A nearly three-hour hearing through videoconferencing witnessed the court question the government about its “lapses” in providing adequate food, shelter and transportation to thousands of migrant workers, triggering an exodus during the lockdown.

The Centre maintained that workers were “locally instigated” to walk home. Mr. Mehta said the government machinery, from the safai karamchari to the Prime Minister, were selflessly battling an “unprecedented crisis”. He blamed the “prophets of doom” and “armchair intellectuals” for stirring trouble and weakening the resolve. He questioned their patriotism. He said the court should not be allowed to be made into a political platform.

Uniform policy 

The court asked why certain States had turned away migrant workers from their borders. There was need for a concrete and uniform policy between the Centre and States and among States as regard to the migrants’ crisis.

“Look to the future. How much time do you need to transport migrants workers? What is the monitoring mechanism to ensure food and basic necessities? It is not that the government is not doing enough but concrete steps need to be taken. Hard reality is that there is need for a mechanism to tackle the crisis”, the court observed.

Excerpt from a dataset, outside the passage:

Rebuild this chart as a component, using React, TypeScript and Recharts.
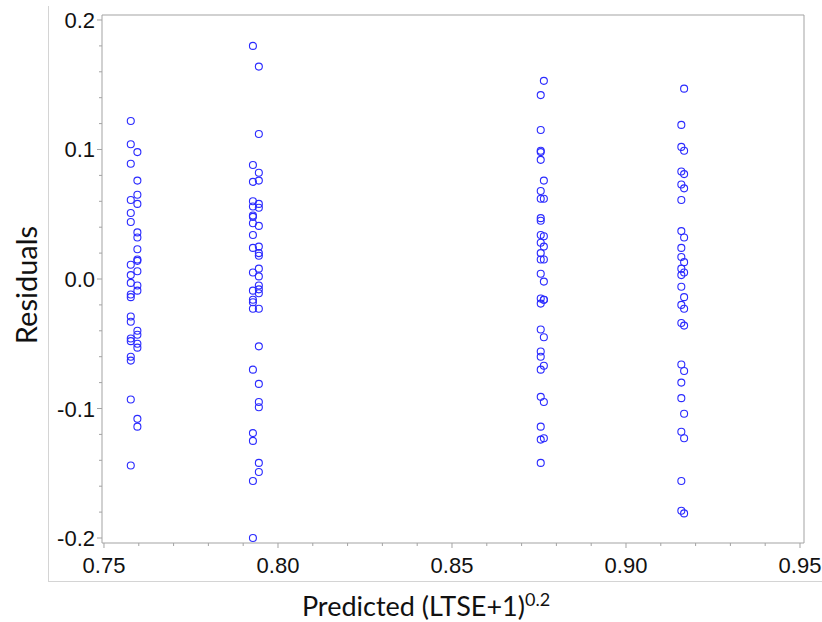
import React from "react";
import { ScatterChart, Scatter, XAxis, YAxis, ReferenceArea } from "recharts";

// residuals per predicted value (each value has two slightly offset columns)
const predicted = [0.7577, 0.7596, 0.7928, 0.7945, 0.8755, 0.8764, 0.9159, 0.9167];

const res1a = [0.122, 0.104, 0.089, 0.061, 0.051, 0.044, 0.011, 0.003, -0.003, -0.012, -0.014, -0.029, -0.033, -0.046, -0.048, -0.06, -0.063, -0.093, -0.144];
const res1b = [0.098, 0.076, 0.065, 0.058, 0.036, 0.032, 0.023, 0.015, 0.014, 0.006, -0.005, -0.009, -0.04, -0.043, -0.05, -0.053, -0.108, -0.114];
const res2a = [0.18, 0.088, 0.075, 0.06, 0.056, 0.049, 0.048, 0.043, 0.034, 0.024, 0.005, -0.009, -0.016, -0.018, -0.023, -0.07, -0.119, -0.125, -0.156, -0.2];
const res2b = [0.164, 0.112, 0.082, 0.076, 0.058, 0.055, 0.041, 0.025, 0.02, 0.018, 0.008, 0.002, -0.005, -0.008, -0.011, -0.023, -0.052, -0.081, -0.095, -0.099, -0.142, -0.149];
const res3a = [0.142, 0.115, 0.099, 0.098, 0.092, 0.068, 0.062, 0.047, 0.045, 0.034, 0.028, 0.02, 0.015, 0.004, -0.015, -0.019, -0.039, -0.056, -0.06, -0.07, -0.091, -0.114, -0.124, -0.142];
const res3b = [0.153, 0.076, 0.062, 0.033, 0.025, 0.015, -0.002, -0.016, -0.016, -0.045, -0.067, -0.095, -0.123];
const res4a = [0.119, 0.102, 0.083, 0.073, 0.061, 0.037, 0.024, 0.017, 0.008, 0.003, -0.006, -0.02, -0.034, -0.066, -0.08, -0.092, -0.118, -0.156, -0.179];
const res4b = [0.147, 0.099, 0.081, 0.07, 0.032, 0.013, 0.005, -0.014, -0.023, -0.036, -0.071, -0.104, -0.123, -0.181];

const residualGroups = [res1a, res1b, res2a, res2b, res3a, res3b, res4a, res4b];

const xTicks = [0.75, 0.76, 0.77, 0.78, 0.79, 0.8, 0.81, 0.82, 0.83, 0.84, 0.85, 0.86, 0.87, 0.88, 0.89, 0.9, 0.91, 0.92, 0.93, 0.94, 0.95];
const yTicks = [-0.2, -0.18, -0.16, -0.14, -0.12, -0.1, -0.08, -0.06, -0.04, -0.02, 0, 0.02, 0.04, 0.06, 0.08, 0.1, 0.12, 0.14, 0.16, 0.18, 0.2];

const X_DOMAIN = [0.74943, 0.95115];
const Y_DOMAIN = [-0.20386, 0.20386];

const data = residualGroups.flatMap((ys, i) => ys.map((y) => ({ x: predicted[i], y })));

const AXIS_GREY = "#a3a3a3";
const LABEL_FONT = "'Liberation Sans', Arial, sans-serif";
const TITLE_FONT = "Lato, 'Open Sans', sans-serif";

const isMajor = (v: number, step: number) => Math.abs(v / step - Math.round(v / step)) < 1e-6;

const XTick = ({ x, y, payload }: any) => {
  const major = isMajor(payload.value, 0.05);
  return (
    <g>
      <line x1={x} x2={x} y1={y} y2={y + (major ? 5 : 3)} stroke={AXIS_GREY} />
      {major && (
        <text x={x} y={y + 30} textAnchor="middle" fontSize={22} fill="#111" fontFamily={LABEL_FONT}>
          {payload.value.toFixed(2)}
        </text>
      )}
    </g>
  );
};

const YTick = ({ x, y, payload }: any) => {
  const major = isMajor(payload.value, 0.1);
  return (
    <g>
      <line x1={x - (major ? 5 : 3)} x2={x} y1={y} y2={y} stroke={AXIS_GREY} />
      {major && (
        <text x={x - 7} y={y + 8} textAnchor="end" fontSize={22} fill="#111" fontFamily={LABEL_FONT}>
          {payload.value.toFixed(1)}
        </text>
      )}
    </g>
  );
};

const OpenCircle = (props: any) => (
  <circle cx={props.cx} cy={props.cy} r={3.5} fill="none" stroke="#2b2bff" strokeWidth={1.1} />
);

export default function App() {
  return (
    <div style={{ position: "absolute", left: 0, top: 0, width: 822, height: 622, background: "#fff" }}>
      {/* light outer frame around axes */}
      <div
        style={{
          position: "absolute",
          left: 48,
          top: 6,
          width: 780,
          height: 575,
          borderLeft: "1px solid #d4d4d4",
          borderBottom: "1px solid #d4d4d4",
        }}
      />
      <ScatterChart width={822} height={622} margin={{ top: 15, right: 18, bottom: 0, left: 0 }}>
        <XAxis
          type="number"
          dataKey="x"
          domain={X_DOMAIN}
          ticks={xTicks}
          interval={0}
          allowDataOverflow
          height={79}
          tickSize={0}
          tickMargin={0}
          axisLine={false}
          tickLine={false}
          tick={<XTick />}
        />
        <YAxis
          type="number"
          dataKey="y"
          domain={Y_DOMAIN}
          ticks={yTicks}
          interval={0}
          allowDataOverflow
          width={102}
          tickSize={0}
          tickMargin={0}
          axisLine={false}
          tickLine={false}
          tick={<YTick />}
        />
        <ReferenceArea
          x1={X_DOMAIN[0]}
          x2={X_DOMAIN[1]}
          y1={Y_DOMAIN[0]}
          y2={Y_DOMAIN[1]}
          fill="none"
          fillOpacity={0}
          stroke={AXIS_GREY}
          strokeOpacity={1}
        />
        <Scatter data={data} shape={<OpenCircle />} isAnimationActive={false} />
      </ScatterChart>
      <div
        style={{
          position: "absolute",
          left: 25,
          top: 285,
          transform: "translate(-50%, -50%) rotate(-90deg)",
          fontFamily: TITLE_FONT,
          fontSize: 29,
          color: "#111",
          whiteSpace: "nowrap",
        }}
      >
        Residuals
      </div>
      <div
        style={{
          position: "absolute",
          left: 426,
          top: 605,
          transform: "translate(-50%, -50%)",
          fontFamily: TITLE_FONT,
          fontSize: 27,
          color: "#111",
          whiteSpace: "nowrap",
        }}
      >
        Predicted (LTSE+1)<sup style={{ fontSize: 18 }}>0.2</sup>
      </div>
    </div>
  );
}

Mr. Mehta said many workers had opted to stay back as workplaces were opening up. “Some isolated incidents” were highlighted to put the government’s efforts in a bad light. 

Appearing for Congress leader Randeep Singh Surjewala, senior advocate A.M. Singhvi said the Centre still did not have a nationwide action plan to tally the exact number of labourers stranded in various parts of the country. The government should work with the grass roots administrative mechanism, including the district and panchayats, to create lists accurately identifying the stranded workers.

Senior advocate Kapil Sibal said migrant workers left government relief camps to walk home because of lack of “minimum standards” of food, water and shelter as required under the Disaster Management Act. “What food was provided to them? Pulses is not the answer. Where will they cook all this” he asked.

Senior advocate Indira Jaising urged the need for more trains, saying only three percent of them were used to transport workers. Four crore labourers were waiting to go home, she said.